Audio By Carbonatix
Vice-President Kwesi Amissah Arthur has expressed disappointment in the NPP's style of opposition, claiming his main opponents have never credited government with anything good.
He said while the NPP has developed a mindset that sees nothing good with the NDC, it continues to heap blame on the NDC for all the ills in society.
"I call it a Trumpian" mentality, he referred to US Republican Donald Trump whose controversial politcal views have sharply divided his country.
Amissah Arthur who was speaking to students at the University of Cape Coast said after studying the opposition NPP's manifesto, he is of the firm belief that it is a recipe for economic chaos if the party wins the December general elections.
According to him, out of the 63 economic proposals presented by the NPP in its manifesto, eight of them are revenue-reduction plans and could affect macroeconomic stability especially the fiscal deficit.
"When I calculate the cost of the revenue loss that their manifesto proposes, I get something like GHC 6.2bn if they were running the government," he said.

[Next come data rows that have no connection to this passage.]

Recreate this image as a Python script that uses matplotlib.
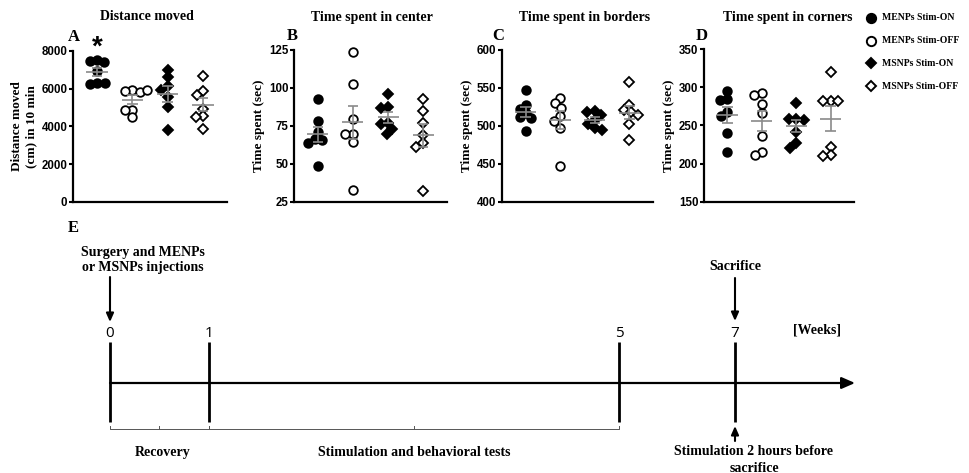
import numpy as np
import matplotlib
matplotlib.use("Agg")
from matplotlib import pyplot as plt

# groups and their marker styles
groups = ["MENPs Stim-ON", "MENPs Stim-OFF", "MSNPs Stim-ON", "MSNPs Stim-OFF"]

# A - distance moved (cm) in 10 min
dist_menp_on = [7500, 7450, 7400, 6950, 6300, 6250, 6300]
dist_menp_off = [5950, 5900, 5850, 5950, 4900, 4850, 4500]
dist_msnp_on = [7000, 6600, 6130, 5950, 5560, 5030, 3800]
dist_msnp_off = [6700, 5900, 5650, 4950, 4540, 4500, 3890]

# B - time spent in center (sec)
center_menp_on = [92.5, 78, 71, 66.5, 66, 64, 49]
center_menp_off = [123.5, 102.5, 79.5, 69.5, 69.5, 64.5, 33]
center_msnp_on = [96, 87.5, 87, 77, 76, 73, 69.5]
center_msnp_off = [93, 85, 77, 69, 63.5, 61.5, 32.5]

# C - time spent in borders (sec)
border_menp_on = [547, 528, 522, 517, 512, 510, 494]
border_menp_off = [537, 530, 524, 513, 507, 497, 447]
border_msnp_on = [520, 519, 514, 508, 503, 497, 495]
border_msnp_off = [558, 528, 521, 518, 514, 502, 482]

# D - time spent in corners (sec)
corner_menp_on = [295, 285, 283, 268, 262, 240, 216]
corner_menp_off = [292, 290, 278, 266, 236, 216, 211]
corner_msnp_on = [279, 259, 258, 257, 242, 227, 221]
corner_msnp_off = [320, 282, 282, 282, 222, 212, 210]

panels = [
    ("A", "Distance moved", "Distance moved\n(cm) in 10 min",
     [dist_menp_on, dist_menp_off, dist_msnp_on, dist_msnp_off], (0, 8000), [0, 2000, 4000, 6000, 8000]),
    ("B", "Time spent in center", "Time spent (sec)",
     [center_menp_on, center_menp_off, center_msnp_on, center_msnp_off], (25, 125), [25, 50, 75, 100, 125]),
    ("C", "Time spent in borders", "Time spent (sec)",
     [border_menp_on, border_menp_off, border_msnp_on, border_msnp_off], (400, 600), [400, 450, 500, 550, 600]),
    ("D", "Time spent in corners", "Time spent (sec)",
     [corner_menp_on, corner_menp_off, corner_msnp_on, corner_msnp_off], (150, 350), [150, 200, 250, 300, 350]),
]

# timeline (panel E)
weeks = ["0", "1", "5", "7"]
week_x = [110, 209, 619, 735]   # schematic, not to scale
periods = ["Recovery", "Stimulation and behavioral tests"]

styles = [("o", "black", 6.2), ("o", "white", 6.2), ("D", "black", 5.0), ("D", "white", 5.0)]

SERIF = "Liberation Serif"
SANS = "Liberation Sans"
W, H = 970, 473

fig = plt.figure(figsize=(W / 100, H / 100), dpi=100)


def rect(l, r, t, b):
    return [l / W, 1 - b / H, (r - l) / W, (b - t) / H]


def swarm(ax, xc, vals, diam):
    pts = ax.transData.transform(np.column_stack([np.full(len(vals), xc), vals]))
    placed = []
    xs = []
    for y in pts[:, 1]:
        cands = [0.0]
        for cx, cy in placed:
            dy = abs(y - cy)
            if dy < diam:
                w = np.sqrt(diam ** 2 - dy ** 2)
                cands += [cx - w, cx + w]
        cands.sort(key=abs)
        for c in cands:
            if all((c - cx) ** 2 + (y - cy) ** 2 >= diam ** 2 - 1e-6 for cx, cy in placed):
                break
        placed.append((c, y))
        xs.append(pts[0, 0] + c)
    back = ax.transData.inverted().transform(np.column_stack([xs, pts[:, 1]]))
    return back[:, 0]


rects = [rect(73, 227, 51, 202), rect(294, 447, 50, 202), rect(502, 653, 50, 202), rect(704, 854, 49, 202)]
title_xy = [(147, 17), (372, 17), (585, 17), (788, 17)]
letter_xy = [(74, 37), (292, 36), (498, 36), (702, 36)]

# overlay in pixel coordinates for labels, legend and timeline
ov = fig.add_axes([0, 0, 1, 1], zorder=-1)
ov.set_xlim(0, W)
ov.set_ylim(H, 0)
ov.axis("off")

for (letter, title, ylab, data, ylim, yticks), r, txy, lxy in zip(panels, rects, title_xy, letter_xy):
    ax = fig.add_axes(r)
    ax.set_xlim(-0.68, 3.68)
    ax.set_ylim(*ylim)
    for i, vals in enumerate(data):
        m, fc, ms = styles[i]
        xs = swarm(ax, i, vals, 7.5)
        ax.plot(xs, vals, m, ms=ms, mfc=fc, mec="black", mew=1.3, ls="none", zorder=3, clip_on=False)
        mean = np.mean(vals)
        sem = np.std(vals, ddof=1) / np.sqrt(len(vals))
        ax.hlines(mean, i - 0.3, i + 0.3, color="#8a8a8a", lw=1.2, zorder=4)
        ax.hlines([mean - sem, mean + sem], i - 0.15, i + 0.15, color="#8a8a8a", lw=1.2, zorder=4)
        ax.vlines(i, mean - sem, mean + sem, color="#8a8a8a", lw=1.2, zorder=4)
    ax.spines[["top", "right"]].set_visible(False)
    ax.spines[["left", "bottom"]].set_linewidth(1.6)
    ax.set_xticks([])
    ax.set_yticks(yticks)
    ax.tick_params(axis="y", length=3, width=1.5, pad=1, labelsize=8.3)
    for t in ax.get_yticklabels():
        t.set_fontfamily(SANS)
        t.set_fontweight("bold")
    ax.set_ylabel(ylab, fontfamily=SERIF, fontweight="bold", fontsize=9.5, labelpad=3)
    ov.text(*txy, title, ha="center", va="center", fontfamily=SERIF, fontweight="bold", fontsize=10)
    ov.text(*lxy, letter, ha="center", va="center", fontfamily=SERIF, fontweight="bold", fontsize=12)
    if letter == "A":
        ov.text(97, 48, "*", ha="center", va="center", fontfamily=SANS, fontweight="bold", fontsize=20)

for k, (name, (m, fc, ms)) in enumerate(zip(groups, styles)):
    y = 18 + k * 22.7
    ov.plot(871, y, m, ms=ms + 0.5, mfc=fc, mec="black", mew=1.4)
    ov.text(882, y, name, ha="left", va="center", fontfamily=SERIF, fontweight="bold", fontsize=7)

ov.text(73, 228, "E", ha="center", va="center", fontfamily=SERIF, fontweight="bold", fontsize=12)

line_y = 383
ov.annotate("", xy=(855, line_y), xytext=(week_x[0], line_y),
            arrowprops=dict(arrowstyle="-|>,head_length=0.8,head_width=0.35", color="black", lw=1.6,
                            shrinkA=0, shrinkB=0))
for wk, x in zip(weeks, week_x):
    ov.plot([x, x], [342, 422], color="black", lw=2.0, solid_capstyle="butt")
    ov.text(x, 333, wk, ha="center", va="center", fontfamily="Open Sans", fontsize=11)
ov.text(817, 330, "[Weeks]", ha="center", va="center", fontfamily=SERIF, fontweight="bold", fontsize=10)

# brackets under the periods
for (a, b), lab in zip([(week_x[0], week_x[1]), (week_x[1], week_x[2])], periods):
    ov.plot([a, a, b, b], [426, 429, 429, 426], color="#555555", lw=0.7)
    ov.plot([(a + b) / 2] * 2, [429, 426], color="#555555", lw=0.7)
    ov.text((a + b) / 2 - (0 if lab != "Recovery" else -3), 452, lab, ha="center", va="center",
            fontfamily=SERIF, fontweight="bold", fontsize=10)

arrow = dict(arrowstyle="-|>,head_length=0.5,head_width=0.22", color="black", lw=1.5, shrinkA=0, shrinkB=0)
ov.text(143, 252, "Surgery and MENPs", ha="center", va="center", fontfamily=SERIF, fontweight="bold", fontsize=10)
ov.text(143, 267, "or MSNPs injections", ha="center", va="center", fontfamily=SERIF, fontweight="bold", fontsize=10)
ov.annotate("", xy=(week_x[0], 322), xytext=(week_x[0], 277), arrowprops=arrow)

ov.text(week_x[3], 266, "Sacrifice", ha="center", va="center", fontfamily=SERIF, fontweight="bold", fontsize=10)
ov.annotate("", xy=(week_x[3], 321), xytext=(week_x[3], 278), arrowprops=arrow)

ov.annotate("", xy=(week_x[3], 426), xytext=(week_x[3], 441), arrowprops=arrow)
ov.text(754, 451, "Stimulation 2 hours before", ha="center", va="center", fontfamily=SERIF, fontweight="bold", fontsize=10)
ov.text(754, 468, "sacrifice", ha="center", va="center", fontfamily=SERIF, fontweight="bold", fontsize=10)

fig.savefig("out.png", dpi=100)
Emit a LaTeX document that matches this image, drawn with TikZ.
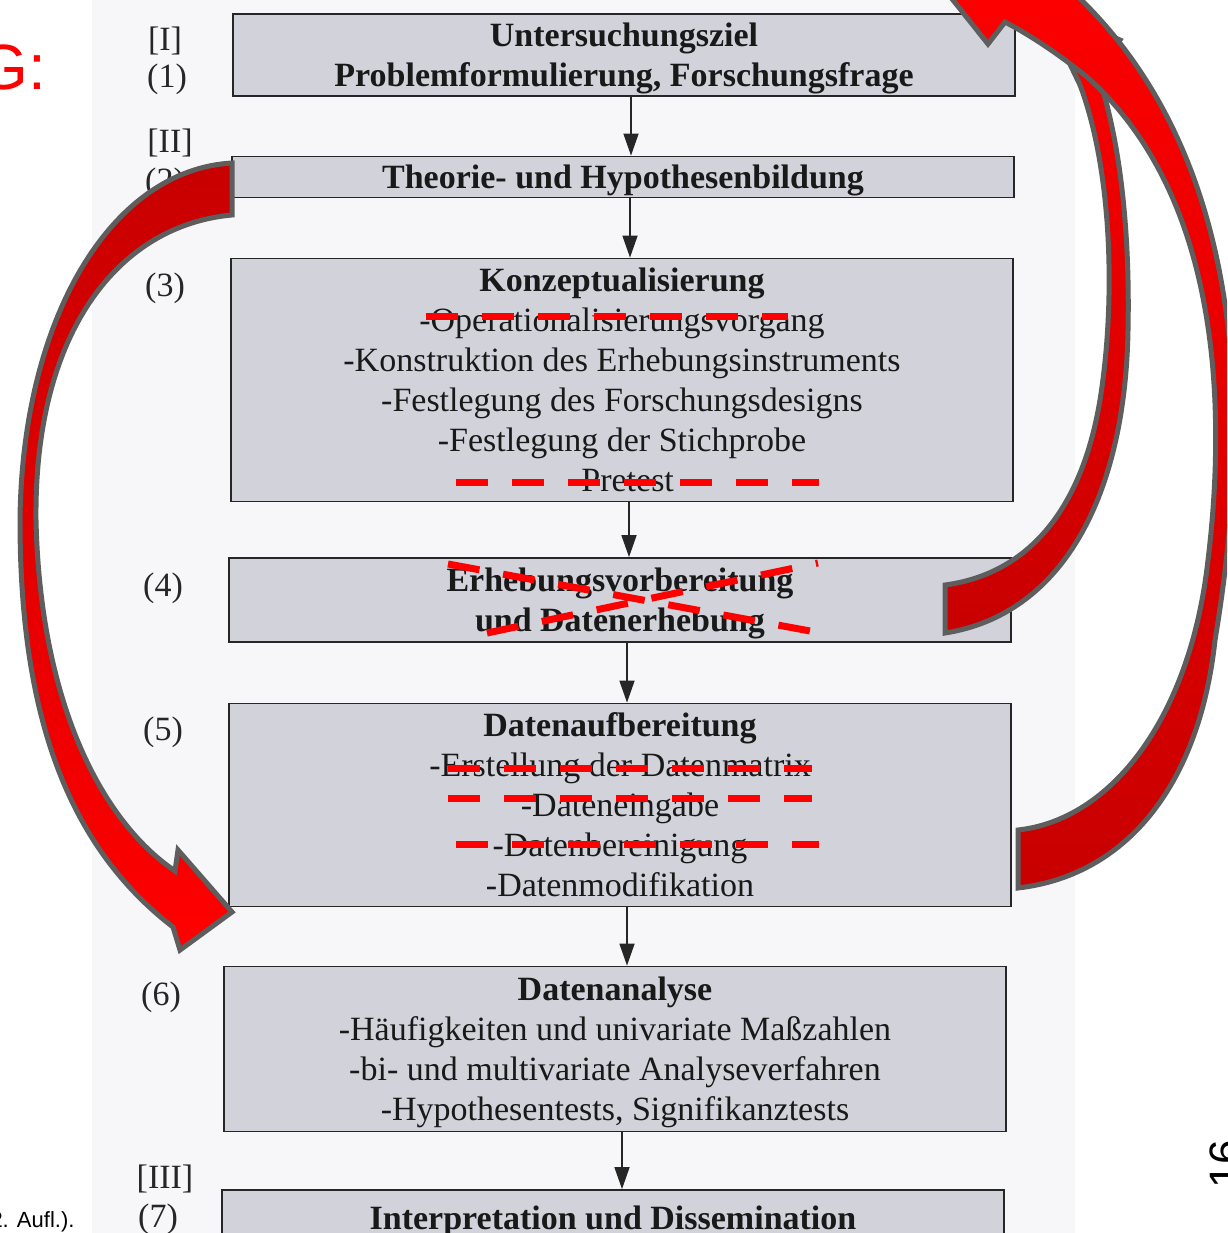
\documentclass[tikz,border=0pt]{standalone}
\usepackage{fontspec}
\setmainfont{Liberation Serif}
\newfontfamily\annofont{Liberation Sans}
\usepackage{tikz}
\usetikzlibrary{arrows.meta}

\definecolor{boxgray}{HTML}{D2D2DB}
\definecolor{pagegray}{HTML}{F7F7F9}
\definecolor{rimgray}{HTML}{5E5E5E}
\definecolor{darkred}{HTML}{C80000}

\tikzset{
  stage/.style={draw=black!85, line width=1.8pt, fill=boxgray, minimum width=782pt,
    inner sep=0pt, align=center, text depth=0pt, font=\fontsize{34}{40}\selectfont, text=black!90},
  numlabel/.style={font=\fontsize{34}{40}\selectfont, text=black!85},
  flow/.style={line width=1.6pt, black!85, -{Triangle[length=22pt,width=15pt]}},
  strike/.style={red, line width=7pt, dash pattern=on 32pt off 24pt},
  bigarrow/.style={draw=rimgray, line width=5pt},
}

\begin{document}
\begin{tikzpicture}[x=1pt,y=-1pt]
\useasboundingbox (0,0) rectangle (1227,1233);
\clip (0,0) rectangle (1227,1233);

% sfondo pagina
\fill[white] (0,0) rectangle (1227,1233);
\fill[pagegray] (92,0) rectangle (1075,1233);

%========================
% Riquadri
%========================

\node[stage, minimum height=82pt] (b1) at (624,55)
  {\textbf{Untersuchungsziel}\\\textbf{Problemformulierung, Forschungsfrage}};

\node[stage, minimum height=41pt] (b2) at (623,177)
  {\textbf{Theorie- und Hypothesenbildung}};

\node[stage, minimum height=243pt] (b3) at (622,380)
  {\textbf{Konzeptualisierung}\\-Operationalisierungsvorgang\\-Konstruktion des Erhebungsinstruments\\-Festlegung des Forschungsdesigns\\-Festlegung der Stichprobe\\-Pretest};

\node[stage, minimum height=84pt] (b4) at (620,600)
  {\textbf{Erhebungsvorbereitung}\\\textbf{und Datenerhebung}};

\node[stage, minimum height=203pt] (b5) at (620,805)
  {\textbf{Datenaufbereitung}\\-Erstellung der Datenmatrix\\-Dateneingabe\\-Datenbereinigung\\-Datenmodifikation};

\node[stage, minimum height=165pt] (b6) at (615,1049)
  {\textbf{Datenanalyse}\\-Häufigkeiten und univariate Maßzahlen\\-bi- und multivariate Analyseverfahren\\-Hypothesentests, Signifikanztests};

\node[stage, minimum height=56pt] (b7) at (613,1218)
  {\textbf{Interpretation und Dissemination}};

% frecce tra i riquadri
\foreach \a/\b in {b1/b2,b2/b3,b3/b4,b4/b5,b5/b6,b6/b7}
{
    \draw[flow] ([xshift=7pt]\a.south) -- ([xshift=7pt]\a.south |- \b.north);
}

% etichette
\node[numlabel] (s1) at (165,41) {[I]};
\node[numlabel] (n1) at (167,79) {(1)};
\node[numlabel] (s2) at (170,143) {[II]};
\node[numlabel] (n2) at (165,183) {(2)};
\node[numlabel] (n3) at (165,288) {(3)};
\node[numlabel] (n4) at (163,588) {(4)};
\node[numlabel] (n5) at (163,732) {(5)};
\node[numlabel] (n6) at (161,997) {(6)};
\node[numlabel] (s3) at (165,1179) {[III]};
\node[numlabel] (n7) at (158,1219) {(7)};

%========================
% Cancellature
%========================

\draw[strike] (426,316) -- (788,316);
\draw[strike] (456,482) -- (819,482);
\draw[strike] (448,564) -- (810,631);
\draw[strike] (487,633) -- (818,563);
\draw[strike] (448,768) -- (812,768);
\draw[strike] (448,798) -- (812,798);
\draw[strike] (456,844) -- (819,844);

%========================
% Frecce rosse
%========================

% sinistra: (2) -> (5)
\draw[bigarrow, top color=darkred, bottom color=red]
  (232,163) .. controls (110,170) and (22,320) .. (20,520)
  .. controls (20,700) and (60,840) .. (173,927)
  -- (180,950) -- (232,912) -- (178,850) -- (175,871)
  .. controls (100,820) and (40,700) .. (36,520)
  .. controls (34,330) and (120,225) .. (232,215) -- cycle;

% destra interna: (4) -> (1)
\draw[bigarrow, top color=red, bottom color=darkred]
  (945,585) .. controls (1020,575) and (1080,520) .. (1100,400)
  .. controls (1116,300) and (1112,170) .. (1080,85)
  -- (1068,60) -- (1005,-10) -- (1120,40) -- (1098,75)
  .. controls (1120,140) and (1130,230) .. (1128,330)
  .. controls (1125,500) and (1060,615) .. (945,633) -- cycle;

% destra esterna: (5) -> (1)
\draw[bigarrow, top color=red, bottom color=darkred]
  (1018,830) .. controls (1110,820) and (1190,720) .. (1208,560)
  .. controls (1225,420) and (1225,200) .. (1087,77)
  .. controls (1060,55) and (1030,35) .. (1005,22)
  -- (988,44) -- (925,-35) -- (1075,-45) -- (1062,-18)
  .. controls (1265,160) and (1245,460) .. (1215,640)
  .. controls (1200,780) and (1130,875) .. (1018,888) -- cycle;

%========================
% Testi a margine
%========================

\node[text=red, font=\annofont\fontsize{64}{68}\selectfont, anchor=base east] (gmark) at (50,90) {G:};
\node[font=\annofont\fontsize{22}{26}\selectfont, anchor=base east] (aufl) at (78,1227) {2. Aufl.).};
\node[font=\annofont\fontsize{44}{48}\selectfont, rotate=90, anchor=base west] (pnum) at (1240,1192) {16};
\end{tikzpicture}
\end{document}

Despite the cut in revenue, the NPP plans to spend GHC21bn in new expenditures, he analysed and concluded that with a slash in revenue and an astronomical increase in expenditure, the NPP will end up worsening the deficit gap by GHC 27billon.
"Adding 27bn of additional resources that translates to 20% fiscal deficit, that is the most unstable development we will ever see in the economy," he said.
The Vice-President and running mate to President John Mahama condemned the NPP's manifesto as unrealistic.
"[It] will create inflation, major exchange rate instability and create many problems for us. I don't think that manifesto is capable of being implemented".
The Vice-President repeated his view that the NPP continues to "exhibit a weak understanding of economic concepts" as presented in the economic lecturers delivered by their Vice-presidential candidate, Dr. Mahamudu Bawumia.
Amissah Arthur who is a former Governor of the Bank of Ghana said the NPP loves "to pick and choose which [economic concept] makes their case strong".
For examples, the NPP is quick to point out that the NDC has been blessed with oil proceeds but has done little, yet the same NPP deny that they were also blessed with debt forgiveness under the three-year IMF programme known as HIPC.